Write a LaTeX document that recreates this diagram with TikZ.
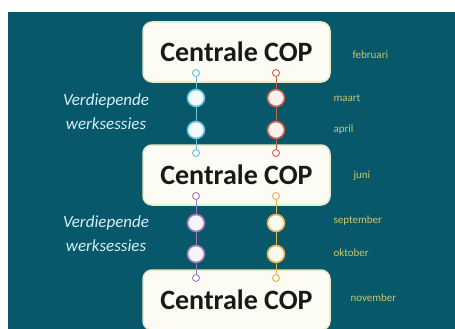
\documentclass[tikz,border=0pt]{standalone}
\usepackage{fontspec}
\setmainfont{Carlito}

\definecolor{bgteal}{RGB}{8,88,108}
\definecolor{boxfill}{RGB}{252,252,244}
\definecolor{boxline}{RGB}{232,234,196}
\definecolor{monthcol}{RGB}{196,200,110}
\definecolor{sidecol}{RGB}{215,238,246}
\definecolor{bluecol}{RGB}{110,190,220}
\definecolor{redcol}{RGB}{205,95,80}
\definecolor{purplecol}{RGB}{160,120,190}
\definecolor{goldcol}{RGB}{225,180,80}

\begin{document}
\begin{tikzpicture}[x=1pt, y=-1pt,
  copbox/.style={draw=boxline, fill=boxfill, line width=1.5pt, rounded corners=9pt,
    minimum width=187pt, minimum height=60pt, text=black!90,
    font=\fontsize{28}{32}\selectfont\bfseries},
  bigdot/.style={circle, draw=#1, line width=1.6pt, fill=#1!8, minimum size=17pt, inner sep=0pt},
  smalldot/.style={circle, draw=#1, line width=0.9pt, fill=white, minimum size=7pt, inner sep=0pt},
  month/.style={anchor=west, text=monthcol, font=\fontsize{11}{13}\selectfont},
  side/.style={align=center, text=sidecol, font=\fontsize{17}{24}\selectfont\itshape}]

\useasboundingbox (0,0) rectangle (455,329);
\fill[bgteal] (8,12) rectangle (455,329);

\node[copbox] (cop1) at (236.5,52) {Centrale COP};
\node[copbox] (cop2) at (236.5,175) {Centrale COP};
\node[copbox] (cop3) at (236.5,300) {Centrale COP};

\node[smalldot=bluecol] (sb1) at (196,73) {};
\node[smalldot=redcol] (sr1) at (276,73) {};
\node[bigdot=bluecol] (b1) at (196,98) {};
\node[bigdot=redcol] (r1) at (276,98) {};
\node[bigdot=bluecol] (b2) at (196,130) {};
\node[bigdot=redcol] (r2) at (276,130) {};
\node[smalldot=bluecol] (sb2) at (196,153) {};
\node[smalldot=redcol] (sr2) at (276,153) {};

\node[smalldot=purplecol] (sp1) at (196,196) {};
\node[smalldot=goldcol] (sg1) at (276,196) {};
\node[bigdot=purplecol] (p1) at (196,223) {};
\node[bigdot=goldcol] (g1) at (276,223) {};
\node[bigdot=purplecol] (p2) at (196,254) {};
\node[bigdot=goldcol] (g2) at (276,254) {};
\node[smalldot=purplecol] (sp2) at (196,278) {};
\node[smalldot=goldcol] (sg2) at (276,278) {};

\draw [bluecol, line width=0.8pt] (sb1) -- (b1) -- (b2) -- (sb2);
\draw [redcol, line width=0.8pt] (sr1) -- (r1) -- (r2) -- (sr2);
\draw [purplecol, line width=0.8pt] (sp1) -- (p1) -- (p2) -- (sp2);
\draw [goldcol, line width=0.8pt] (sg1) -- (g1) -- (g2) -- (sg2);

\node[side] (ws1) at (106,112) {Verdiepende\\werksessies};
\node[side] (ws2) at (106,234) {Verdiepende\\werksessies};

\node[month] (feb) at (349,55) {februari};
\node[month] (mrt) at (330,98) {maart};
\node[month] (apr) at (330,130) {april};
\node[month] (jun) at (350,176) {juni};
\node[month] (sep) at (330,221) {september};
\node[month] (okt) at (330,253) {oktober};
\node[month] (nov) at (347,298) {november};

\end{tikzpicture}
\end{document}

· · · · · · ·

Objective ▸
Write out nothing but the lines from the start of the data through the line with "(cop3) at (236.5,300)". Leave out the pictures.

Written response ▸
Write a LaTeX document that recreates this diagram with TikZ.
\documentclass[tikz,border=0pt]{standalone}
\usepackage{fontspec}
\setmainfont{Carlito}

\definecolor{bgteal}{RGB}{8,88,108}
\definecolor{boxfill}{RGB}{252,252,244}
\definecolor{boxline}{RGB}{232,234,196}
\definecolor{monthcol}{RGB}{196,200,110}
\definecolor{sidecol}{RGB}{215,238,246}
\definecolor{bluecol}{RGB}{110,190,220}
\definecolor{redcol}{RGB}{205,95,80}
\definecolor{purplecol}{RGB}{160,120,190}
\definecolor{goldcol}{RGB}{225,180,80}

\begin{document}
\begin{tikzpicture}[x=1pt, y=-1pt,
  copbox/.style={draw=boxline, fill=boxfill, line width=1.5pt, rounded corners=9pt,
    minimum width=187pt, minimum height=60pt, text=black!90,
    font=\fontsize{28}{32}\selectfont\bfseries},
  bigdot/.style={circle, draw=#1, line width=1.6pt, fill=#1!8, minimum size=17pt, inner sep=0pt},
  smalldot/.style={circle, draw=#1, line width=0.9pt, fill=white, minimum size=7pt, inner sep=0pt},
  month/.style={anchor=west, text=monthcol, font=\fontsize{11}{13}\selectfont},
  side/.style={align=center, text=sidecol, font=\fontsize{17}{24}\selectfont\itshape}]

\useasboundingbox (0,0) rectangle (455,329);
\fill[bgteal] (8,12) rectangle (455,329);

\node[copbox] (cop1) at (236.5,52) {Centrale COP};
\node[copbox] (cop2) at (236.5,175) {Centrale COP};
\node[copbox] (cop3) at (236.5,300) {Centrale COP};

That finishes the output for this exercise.